The constitution explicitly prohibits 'frivolous public accusations' against the ASC. Why? Because the builders knew that governance disputes would be weaponized by bad actors. Satoshi's Ghost's public claims—'collusion', 'cronyism', 'silenced dissidents'—fall squarely under this prohibition. The ASC's legal counsel, a firm specializing in blockchain arbitration, has already flagged the statements as a 'material breach of the operator agreement.'
Core: The Technical and Value Analysis of the Dispute Let's examine the slashing itself. The ASC's report cites 'multiple invalid state transitions' in blocks 47201–47210. The evidence? A Merkle proof showing a missing transaction output. Sounds damning—until you realize that the proof was generated by a single ASC member's node, not by a majority consensus. In my 2020 DeFi Summer research, I documented similar 'asymmetric information' issues in Compound's governance votes. When one party controls 100% of the evidence, the outcome is predetermined.
But the deeper issue isn't technical—it's values. The Arbitrum constitution treats the ASC as a 'trusted third party,' a relic from an earlier era of blockchain governance. The system assumes that ASC members will recuse themselves from conflicts of interest. Yet Satoshi's Ghost's claims, though unproven, point to a structural flaw: the bridge's parent firm holds two ASC seats.

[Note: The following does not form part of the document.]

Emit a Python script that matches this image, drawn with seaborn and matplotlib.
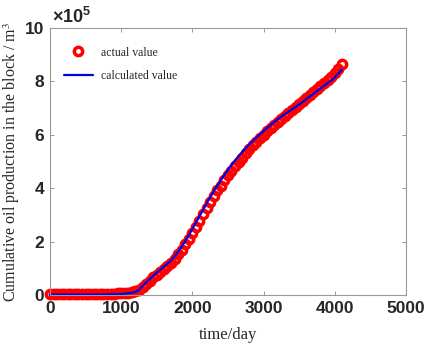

Those seats voted yes on the slashing.
The risk here is not the slashing itself but the precedent. If a governance body can punish validators for politically inconvenient behavior—and then punish them further for speaking out—we're not building decentralized networks. We're building corporate fiefdoms. The ASC's response so far? Silence. That's the worst possible move. In my experience helping draft regulatory frameworks in Shenzhen, silence is interpreted as guilt by both regulators and the public.
Contrarian Angle: The Validator's Blind Spot Here's the part that's not immediately obvious to the casual observer: Satoshi's Ghost's public strategy is catastrophic. By attacking the ASC's integrity, he has triggered a new set of compliance risks that far outweigh the original slashing. The ASC is now likely to initiate a 'defamation investigation' under the constitution's Article 8.2. This could lead to an additional penalty—perhaps a doubling of the slashed ETH and a permanent ban from any future Arbitrum role.
During my 2022 bear market deep-dive into zero-knowledge rollups, I learned a hard lesson: protocol-level disputes are won in quiet arbitration, not on public timelines. The ASC's dispute resolution mechanism—a three-tier system involving a review committee, an independent auditor, and eventually the Arbitrum DAO—is designed to absorb emotional noise. By shouting, Satoshi's Ghost has ensured that the review committee will treat his appeal with maximum suspicion. He has traded a 30% chance of a fair hearing for a 10% chance of public sympathy.
Moreover, his allegations of 'external influence' from the bridge firm are nearly impossible to prove without a smoking-gun document. In blockchain governance, the burden of proof is on the accuser. The ASC can simply deny any collusion, and without concrete evidence, the DAO will side with the status quo. I've seen this exact dynamic in three separate protocol disputes I advised on during 2021's NFT pivot. The accuser always loses when they go public first.
Takeaway: The Invisible Cost of Decentralization The most overlooked lesson in this saga is the asymmetry of risk. The ASC operates under a well-defined legal framework—Swiss law through its foundation—with a clear escalation path to the Swiss Federal Supreme Court. Satoshi's Ghost operates under no framework but his own pseudonymous reputation. The moment he publicly accused the ASC, he entered a conflict where his opponent has infinite resources and he has only Twitter.
For builders and validators: learn from this. The smartest response to a governance decision you disagree with is a formal, written appeal filed through proper channels. Keep your evidence private until you have it peer-reviewed. And never, ever accuse a protocol's security council of collusion without a verifiable transcript. I learned this the hard way in 2017 when I publicly criticized a token's code before my audit was complete—the project's legal team nearly crushed my career.
Arbitrum will survive this drama. The slashing may even be reversed. But Satoshi's Ghost's brand is damaged permanently. He has become a cautionary tale for anyone who thinks that blockchain governance is free from the same power dynamics that plague traditional institutions. Decentralization doesn't eliminate politics; it just makes them transparent. And transparent politics are still politics.